Not long ago, I wrote a column in defence of central banks. Some readers were quick to disagree. Central banks had failed to maintain “the real value of our fiat currencies”, wrote one, urging me to ponder how inflation had eroded the true value of savings over the decades.
A glance at Venezuela, where inflation over the past year has been more than 100,000 per cent and the economy is breaking down, reminds us that this is no idle complaint. Central banks must keep inflation under control. But what does “under control” mean? How much inflation is too much? And — a question only an economist could ask — how much inflation is too little? It goes without saying that hyperinflation is an economic catastrophe, so the first thing to check is whether hyperinflation is likely in an advanced economy — or indeed a competently governed country of any sort. It is not.
In 2012, economists Steve Hanke and Nicholas Krus assembled a list of every confirmed episode of hyperinflation in history. There weren’t very many: 56 in total, mostly in the 20th century, to which we might add recent outbreaks in Zimbabwe, Iran, Venezuela and perhaps North Korea. France suffered a bout in the 1790s, but most instances of hyperinflation occurred either in central European states after the first world war (including the infamous crisis in Weimar Germany), or during or immediately after the second world war (including Hungary, history’s worst example of hyperinflation), or in the eastern bloc as the Soviet Union disintegrated.
Hyperinflation does not strike at random, and it does not happen because central banks briefly slumber. It must be manufactured by the relentless printing of money, generally as the last resort in the face of political dysfunction alongside a severe fiscal crisis. Perhaps it is rash to say so, but I think we can set aside fears of hyperinflation in an advanced economy today. If it ever does happen, it will be only one element in a far more comprehensive economic disaster.
But the readers who emailed to complain about inflation did not express concerns about hyperinflation. They are worried about low-level ambient inflation, the kind that central banks not only tolerate, but actively seek. Central banks do not try to maintain “the real value of our fiat currencies”, but to erode them, typically by 2 per cent a year. They have often been explicitly instructed to do so by elected politicians.
Are those instructions wise? Even 2 per cent inflation will halve the value of money in 36 years. That seems bad, but let’s try to pin down why it might matter. It may help to remember what it is that we expect any good currency to do.
First, we want it to serve as a medium of exchange, allowing me to pick up a loaf of bread without having to persuade the baker to swap it for a copy of The Undercover Economist Strikes Back. Inflation at 2 per cent a year — or 5, or even 20 — does not prevent money serving as a medium of exchange.
The second, and perhaps most fundamental, role of money is as a stable unit of account. It helps us understand the economic forces around us, whether a particular product is expensive or cheap, without resorting to a calculator.
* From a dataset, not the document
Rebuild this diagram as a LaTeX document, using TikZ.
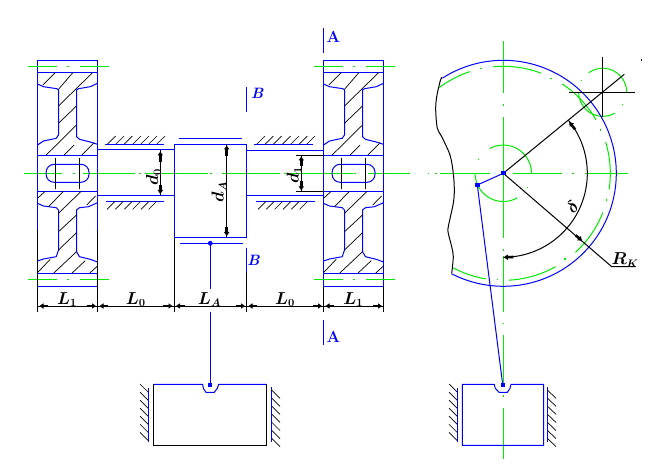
\documentclass[tikz,border=0pt]{standalone}
\usepackage{amsmath}
\usetikzlibrary{arrows.meta}
\definecolor{cadblue}{RGB}{0,0,255}
\definecolor{cadgreen}{RGB}{0,235,0}
\tikzset{
  bl/.style={draw=cadblue,line width=1pt},
  gr/.style={draw=cadgreen,line width=1pt},
  bk/.style={draw=black,line width=1pt},
  hatchline/.style={draw=black,line width=0.7pt},
  tipped/.style={draw=black,line width=2.6pt,-{Triangle[length=4pt,width=5.2pt]}},
  dimtext/.style={font=\fontsize{16}{16}\selectfont\bfseries\itshape,inner sep=0pt},
  seclabel/.style={font=\fontsize{16}{16}\selectfont\bfseries,text=cadblue,inner sep=0pt},
  seclabelit/.style={font=\fontsize{15}{15}\selectfont\bfseries\itshape,text=cadblue,inner sep=0pt},
}
\newcommand{\ArcP}[6]{\draw[#1] plot[domain=#5:#6,samples=70,smooth] ({#2+#4*cos(\x)},{#3-#4*sin(\x)});}
\newcommand{\GrDot}[2]{\fill[cadgreen] (#1-0.7,#2-0.7) rectangle (#1+0.7,#2+0.7);}
\newcommand{\Tip}[2]{\draw[tipped] (#1) -- (#2);}
\newcommand{\BlDot}[2]{\fill[cadblue] (#1-2.2,#2-2.2) rectangle (#1+2.2,#2+2.2);}
\newcommand{\WheelAt}[1]{%
\begin{scope}[shift={(#1,0)}]
  \draw[bl] (0,60.3) rectangle (60,286.3);
  \foreach \yy in {72.3,155.3,191.3,273.3} \draw[bl] (0,\yy) -- (60,\yy);
  \draw[bl] (0,84) -- (6,86.7) -- (19.3,88.7) -- (21,90) -- (21,135) -- (18.7,138.3) -- (6,141) -- (0,145);
  \draw[bl] (60,83.3) -- (52.7,86.7) -- (41,88.7) -- (39,90) -- (39,136.7) -- (42,139.3) -- (52.7,142) -- (60,144.3);
  \draw[bl] (0,203.3) -- (6,206) -- (18.7,207.7) -- (21,210) -- (21,250) -- (18.7,256.7) -- (6,259) -- (0,261);
  \draw[bl] (60,202.7) -- (51,206.7) -- (42,207.7) -- (39,210) -- (39,251.7) -- (42,256.7) -- (52.7,259.3) -- (60,262);
  \draw[bl,rounded corners=8pt] (8.6,164.3) rectangle (51.5,182.3);
  \draw[bk] (18,158) -- (18,189);
  \draw[bk] (42,158) -- (42,189);
  \foreach \a/\b/\c/\d in {5.3/85/17.7/72.7,21/89.3/35.3/72.7,21/106/55/72.7,21/123.3/39/106,8.7/155/39/125,26.7/155/36.7/145,44.3/155/56.7/142.7,
    0/198.3/7.7/191.3,11/206.7/26/191.3,21/213.3/43.7/191.3,49.3/205/58/196,21/231.7/39/215,21/250/39/232.7,0/272.7/12.7/259.3,16/273.3/39/251.7,34.3/273.3/47.7/260.7,52/273.3/60/266}
    \draw[hatchline] (\a,\b) -- (\c,\d);
  \foreach \yy in {66.3,279.3} {
    \draw[gr] (-9.5,\yy) -- (19.5,\yy);
    \GrDot{30.5}{\yy}
    \draw[gr] (42.5,\yy) -- (71.5,\yy);
  }
\end{scope}}
\newcommand{\GuideHatch}[3]{% x start, y start, x end
  \foreach \i in {0,...,6} \draw[hatchline] (#1,{#2+8.05*\i}) -- (#3,{#2+8.3+8.05*\i});}
\begin{document}
\begin{tikzpicture}[x=1pt,y=-1pt]
\useasboundingbox (0,0) rectangle (658,470);
\fill[white] (0,0) rectangle (658,470);

% centre line left view
\draw[gr] (24,173.3) -- (62,173.3);
\GrDot{74}{173.3}
\draw[gr] (83,173.3) -- (135,173.3);
\GrDot{140}{173.3}
\draw[gr] (145,173.3) -- (207.7,173.3);
\GrDot{211}{173.3}
\draw[gr] (222,173.3) -- (280,173.3);
\GrDot{285}{173.3}
\draw[gr] (290,173.3) -- (353,173.3);
\GrDot{355}{173.3}
\draw[gr] (368,173.3) -- (410,173.3);

\WheelAt{37.5}
\WheelAt{323.5}

% extension lines
\draw[bk] (37.5,230) -- (37.5,311.7);
\draw[bk] (97.5,230) -- (97.5,311.7);
\draw[bk] (323.5,286.3) -- (323.5,311.7);
\draw[bk] (383.5,286.3) -- (383.5,311.7);
\draw[bk] (174.3,237.3) -- (174.3,311.7);
\draw[bk] (246.3,272.3) -- (246.3,311.7);

% shaft
\draw[bl] (97.5,150) -- (174.3,150);
\draw[bl] (97.5,195.3) -- (174.3,195.3);
\draw[bl] (246.3,150.3) -- (323.5,150.3);
\draw[bl] (246.3,195.3) -- (323.5,195.3);

% big end
\draw[bl] (174.3,237.3) -- (174.3,144.3) -- (246.3,144.3) -- (246.3,237.3) -- cycle;
\draw[bl] (179,138.3) -- (241.7,138.3);
\draw[bl] (180,243.3) -- (243.3,243.3);
\draw[bl] (210.3,243.3) -- (210.3,288.7);
\draw[bl] (210.3,311.7) -- (210.3,384);
\fill[cadblue] (210.3,243.3) circle (2.4);

% bearing hatches
\draw[bl] (105,144.3) -- (164,144.3);
\foreach \a in {107.3,115.7,124,132.7,140.7,148.7,156.7} \draw[hatchline] (\a,144.3) -- (\a+8.3,136);
\draw[bl] (106,201.3) -- (163.7,201.3);
\foreach \a in {115,123.3,132.3,140.7,149,156.7} \draw[hatchline] (\a,201.3) -- (\a-8,209.3);
\draw[bl] (254,144.3) -- (312.7,144.3);
\foreach \a in {256.7,265,273.3,282.3,290.7,299,306.7} \draw[hatchline] (\a,144.3) -- (\a+8.3,136);
\draw[bl] (256,201.3) -- (315,201.3);
\foreach \a in {266,274.3,282.7,291,299.3,307.7} \draw[hatchline] (\a,201.3) -- (\a-8,209.3);

% horizontal dimension line
\draw[bk] (37.5,306) -- (383.5,306);
\Tip{48,306}{39.5,306}
\Tip{86.7,306}{96,306}
\Tip{108,306}{99.5,306}
\Tip{163,306}{172.5,306}
\Tip{185,306}{176,306}
\Tip{236,306}{245,306}
\Tip{257,306}{248.5,306}
\Tip{313,306}{322,306}
\Tip{334,306}{325.5,306}
\Tip{373,306}{382,306}
\node[dimtext] (l1a) at (67,299.5) {$\boldsymbol{L_{1}}$};
\node[dimtext] (l0a) at (135.7,299.5) {$\boldsymbol{L_{0}}$};
\node[dimtext] (lA) at (209.5,299.5) {$\boldsymbol{L_{A}}$};
\node[dimtext] (l0b) at (285,299.5) {$\boldsymbol{L_{0}}$};
\node[dimtext] (l1b) at (353.3,299.5) {$\boldsymbol{L_{1}}$};

% vertical dimensions
\draw[bk] (160.3,150) -- (160.3,195.3);
\Tip{160.3,161.7}{160.3,151.5}
\Tip{160.3,184.7}{160.3,194}
\node[dimtext,rotate=90] (d0) at (153.5,177) {$\boldsymbol{d_{0}}$};
\draw[bk] (226.7,144.3) -- (226.7,237.3);
\Tip{226.7,156}{226.7,145.5}
\Tip{226.7,227.3}{226.7,236}
\node[dimtext,rotate=90] (dA) at (219,192) {$\boldsymbol{d_{A}}$};
\draw[bk] (296,155.3) -- (323.5,155.3);
\draw[bk] (296,191.3) -- (323.5,191.3);
\draw[bk] (301.3,155.3) -- (301.3,191.3);
\Tip{301.3,166}{301.3,156.5}
\Tip{301.3,181.3}{301.3,190.3}
\node[dimtext,rotate=90] (d1) at (294,175) {$\boldsymbol{d_{1}}$};

% section marks
\draw[bl] (323.3,28.3) -- (323.3,52.7);
\node[seclabel] (a1) at (333.5,36.7) {A};
\draw[bl] (323.3,320) -- (323.3,344.7);
\node[seclabel] (a2) at (333.5,336.7) {A};
\draw[bl] (246.3,87.3) -- (246.3,111.7);
\node[seclabelit] (b1) at (257.3,93.3) {B};
\draw[bl] (246.3,247.7) -- (246.3,272.3);
\node[seclabelit] (b2) at (253.5,260.7) {B};

% left piston
\draw[bk] (153.3,384.3) -- (153.3,445.3) -- (266.7,445.3) -- (266.7,384.3);
\draw[bl] (153.3,384.3) -- (202.7,384.3) -- (203.3,388.3) -- (206,392.3) -- (214.3,392.3) -- (217.3,388.3) -- (218.7,384.3) -- (266.7,384.3);
\BlDot{210}{384.7}
\draw[bl] (148.3,388.3) -- (148.3,441.7);
\GuideHatch{140}{384}{148.3}
\draw[bl] (271.7,387.3) -- (271.7,441.7);
\GuideHatch{271.7}{390}{280}

% right view centre lines
\draw[gr] (503.3,41) -- (503.3,93.3);
\GrDot{503.3}{105}
\draw[gr] (503.3,117.3) -- (503.3,238.3);
\GrDot{503.3}{250}
\draw[gr] (503.3,255.7) -- (503.3,311.7);
\GrDot{503.3}{323.3}
\draw[gr] (503.3,335) -- (503.3,385);
\GrDot{503.3}{396}
\draw[gr] (503.3,408.3) -- (503.3,459.3);
\GrDot{428.3}{173.3}
\GrDot{436}{173.3}
\draw[gr] (440,173.3) -- (490,173.3);
\draw[gr] (513,173.3) -- (561.7,173.3);
\GrDot{573}{173.3}
\draw[gr] (585,173.3) -- (628,173.3);

% inner green arcs
\ArcP{gr}{503.3}{173.3}{107}{108.1}{126.9}
\ArcP{gr}{503.3}{173.3}{107}{69.3}{95.4}
\ArcP{gr}{503.3}{173.3}{107}{30}{56.5}
\ArcP{gr}{503.3}{173.3}{107}{-8.7}{17}
\ArcP{gr}{503.3}{173.3}{107}{-47.6}{-21.5}
\ArcP{gr}{503.3}{173.3}{107}{-87}{-60.7}
\ArcP{gr}{503.3}{173.3}{107}{-118}{-99.4}
\GrDot{481}{68.3}
\GrDot{551}{78.3}
\GrDot{600.7}{130}
\GrDot{606.7}{200}
\GrDot{565}{259}
\GrDot{497.3}{279.3}

% hub circle
\ArcP{gr}{503.3}{173.3}{28.2}{0}{119}
\ArcP{gr}{503.3}{173.3}{28.2}{180}{300}
\GrDot{478.3}{159.3}
\GrDot{527.3}{187.3}

% roller circle
\ArcP{gr}{602.7}{92.3}{24}{0}{126}
\ArcP{gr}{602.7}{92.3}{24}{180}{300}
\GrDot{581.7}{80.7}
\GrDot{622.3}{104.3}

% outer blue arc
\ArcP{bl}{503.3}{173.3}{113}{-117.3}{122.7}

% wavy boundary
\draw[bk] plot[smooth,tension=0.5] coordinates {(441.7,77.3) (440,81.7) (436.7,96.7) (435.7,110) (437.3,128.3) (441.7,136.7) (450,155) (453.3,173.3) (454.3,190) (453.3,203.3) (448.3,226.7) (448.3,233.3) (451.7,246.7) (453.3,256.7) (451.7,273.3)};

% cross at roller
\draw[bk] (602.7,57.3) -- (602.7,117.3);
\draw[bk] (569.3,92.3) -- (635,92.3);
\draw[bk] (503.3,173.3) -- (624.3,74.3);
\fill[black] (641,59.4) rectangle (642.3,60.7);

% Rk leader
\coordinate (rk) at (611.7,266.7);
\draw[bk] (503.3,173.3) -- (rk) -- (635.7,266.7);
\Tip{575.7,235.3}{582,240.8}
\node[dimtext] (rklabel) at (625,260) {$\boldsymbol{R_{K}}$};

% delta arc
\ArcP{bk}{503.3}{173.3}{84}{-90}{39}
\Tip{575,129.3}{569.3,122}
\Tip{513.3,257}{503.8,257.3}
\node[dimtext,rotate=45] (delta) at (572.3,206.7) {$\boldsymbol{\delta}$};

% rod right
\draw[bl] (503.3,173.3) -- (477.3,185) -- (502.7,384.7);
\BlDot{503.3}{173.3}
\BlDot{477.3}{185}

% right piston
\draw[bl] (462.3,384.3) -- (462.3,445.3) -- (543.7,445.3) -- (543.7,384.3) -- (511,384.3) -- (510,388.3) -- (507.3,392.3) -- (499,392.3) -- (495.3,388.3) -- (494.3,384.3) -- cycle;
\BlDot{502.7}{384.7}
\draw[bl] (457.3,388.3) -- (457.3,441.7);
\GuideHatch{449}{384}{457.3}
\draw[bl] (547.3,387.3) -- (547.3,441.7);
\GuideHatch{547.3}{390}{556}
\end{tikzpicture}
\end{document}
Hyperinflation destroys that. “Are we ruined or in clover?” asks a character in an Erich Maria Remarque novel set in the Weimar hyperinflation. No one knows. But moderate inflation will not boggle minds on a trip to the shop.
Inflation does more obvious damage to money’s third role, which is as a store of value. If you stick your currency under the mattress then inflation will hurt you. It will also hurt if you have a non-indexed pension, or cannot find a high-interest savings account. Normally, however, a well-functioning financial sector offers returns to compensate for inflation.
That has not been the case since the 2008 financial crisis, of course. But the pain savers are feeling is not because central banks have carelessly let inflation take off. It is the result of a deliberate policy of low interest rates to stimulate spending and investment. Perhaps this policy is a mistake, perhaps not. But it would be wrong to view it as a dereliction of duty.
Another source of pain is governments’ fondness for using inflation as a way to grab a bit more revenue, by taxing nominal interest payments. It’s an insult for savers, but let’s be realistic: the tax would be levied somehow anyway. Inflation is sometimes the taxman’s chisel, but he has other tools.
It is surprisingly difficult to find any serious costs to low levels of inflation. In contrast, the benefits are easily stated: more room to stimulate the economy in a recession, and more room for real wages to adjust if they must. Olivier Blanchard, during his time as chief economist of the IMF, even floated the idea that the inflation target should be 4 per cent, not 2 per cent. He is by no means alone in that opinion. Like a low dose of aspirin, a low dose of inflation is unlikely to do much harm — and it can prevent an economic heart attack.